Egg sausage, coca de llardons and omelette: the culinary delights of carnival
Carnival is, above all, a festival guided by transgression: for a whole week, roles are turned on their head, rules become more lax and debauchery reigns. During carnival, there are many ways to break the rules – hide your face behind a mask, publish satirical decrees, play at being someone else by wearing a costume – and also through food. This is why food takes centre stage at so many points during the festival: it starts with a big meal on Fat Thursday and ends with the burial of the sardine and the subsequent banquets.
And this is the reason why traditional recipe books are full of dishes associated with this festival: egg sausage, omelette, coca de llardons, ranxo, greixoneres dolces, sardines… But where does all this culinary hoo ha come from?

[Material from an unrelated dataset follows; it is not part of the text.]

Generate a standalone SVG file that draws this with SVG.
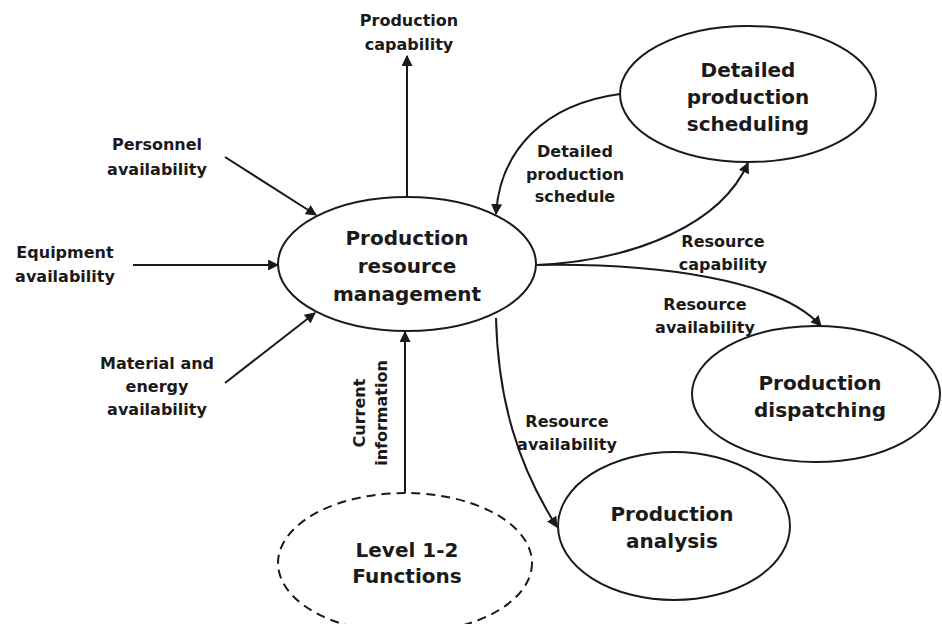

The fact that, in the olden days, carnival was a time of laxness and debauchery before the austerity of Lent, which, in contrast, was a period of purification and abstinence marked by the Catholic religion for seven weeks. In days gone by, between carnival and Easter, followers of the faith would ‘fast’ and would follow a strict diet in which meat and eggs were forbidden. This is the reason these two products are the kings of the carnival diet.
On the other hand, Lent is also associated with a whole series of dishes. Throughout these weeks, salted cod is the star dish and it is surely for this reason that it is said that in Catalonia there are more than 100 different recipes for preparing it. In the olden days, it was a cheap and austere product that was associated with the hardness of Lent, but today it is a highly regarded part of our culinary repertoire. Another typical product eaten during Lent are bunyols, a type of doughnut. Nowadays they are found in bakeries every day of the week, but they used to be available only on Wednesdays and Fridays.